Goodbyes are never easy. I said “goodbye” to my mum, my friends, my family and my home just over two months ago, and I remember holding my breath and telling myself everything would be okay because I knew that I was making the right decision.
My mum promised me it wouldn’t be long until I saw her again, and she wasn’t lying.
Today I said goodbye to my mum for the second time during my travels, but not for the last time.
I’m in such a privileged position that my mum works for an airline, and therefore is a) extremely well travelled and open to travelling and b) has so many opportunities to come and visit me.
She flew out to Canada from the UK five days ago to visit me, on British Mother’s Day, and to have the opportunity to see my mum on that special day was so magical. I got to chat with her and have a cup of tea and give her a gift. I got to tell her, in person, how special she is to me and how grateful I am for her- which I guess is the whole point of the day.
She hung out with me in the city that I now get to call home, and I showed her around. I took her to my favourite restaurants and bars, for brunch and lunch and drinks at the top of a sky scraper so that we could take in “The 6ix” together.
In turn she got to tell me how proud she is of me for making the leap across the ocean to pursue my dreams and live a life that I have always dreamt of.
I’ve grown so much already in such a short space of time, and to know that my best friend who has been with me from the very beginning- before I was even a thing– is happy, well, that’s just the best feeling.

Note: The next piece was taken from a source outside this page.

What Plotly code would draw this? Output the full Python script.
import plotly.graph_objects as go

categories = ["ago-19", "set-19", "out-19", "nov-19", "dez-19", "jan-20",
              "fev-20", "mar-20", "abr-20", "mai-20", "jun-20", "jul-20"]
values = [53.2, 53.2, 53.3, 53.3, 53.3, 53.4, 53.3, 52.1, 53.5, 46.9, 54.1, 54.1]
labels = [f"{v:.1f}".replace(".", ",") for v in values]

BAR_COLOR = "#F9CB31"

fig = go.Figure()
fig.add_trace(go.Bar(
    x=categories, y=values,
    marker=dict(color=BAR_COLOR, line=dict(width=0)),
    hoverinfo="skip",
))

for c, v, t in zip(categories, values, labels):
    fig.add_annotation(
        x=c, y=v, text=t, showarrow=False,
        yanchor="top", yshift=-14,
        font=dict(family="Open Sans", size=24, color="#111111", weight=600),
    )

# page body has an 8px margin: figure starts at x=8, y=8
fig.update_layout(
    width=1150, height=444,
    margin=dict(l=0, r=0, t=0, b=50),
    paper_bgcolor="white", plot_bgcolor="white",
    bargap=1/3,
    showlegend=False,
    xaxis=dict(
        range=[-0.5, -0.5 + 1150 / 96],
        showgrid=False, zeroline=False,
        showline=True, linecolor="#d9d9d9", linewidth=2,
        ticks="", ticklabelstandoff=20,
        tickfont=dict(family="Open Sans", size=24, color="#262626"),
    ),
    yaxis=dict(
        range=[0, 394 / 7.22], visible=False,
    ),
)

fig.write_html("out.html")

I remember a time, stood in a cobbled courtyard on a spring day in Leeds. I could smell the Moroccan restaurant my apartment faced, and feel the chill in the air even though it had been a warm day, as I watched her Fiat500 pull out of the parking lot and onto the road that would lead her home. I was only a 1 hour 30 minute drive from home and yet I felt a million miles away. My heart yearned to get into that car with her and travel up that road to Sunderland, away from the heartache that I thought surrounded me. I was so melancholy I was practically scripted for a Shakespearean drama.
But this time, things have changed.
Every second with her was filled with joy, and felt like I hadn’t been apart from her for one minute, but at the same time, was tainted with the ominous looming cloud of the goodbye that was to come.
I was sad before she even arrived, because I knew the dreaded goodbye was always lurking in the shadows, sneering at our smiles.
But in reality, once I bid her adieu for a second time, I realised that the goodbye isn’t sad at all. It’s a joyous goodbye.
The only reason I’ve had to say farewell to her is because I’m doing something that is making all of my favourite people impressed and happy for me. I’m fulfilling my potential, and nothing worth having ever comes easy.
I don’t want to get on the plane with her and go back to that little town where I don’t think I felt real belonging, although I wish I could stay with her.
The goodbyes will never get easier, but I think that they will always be worth it.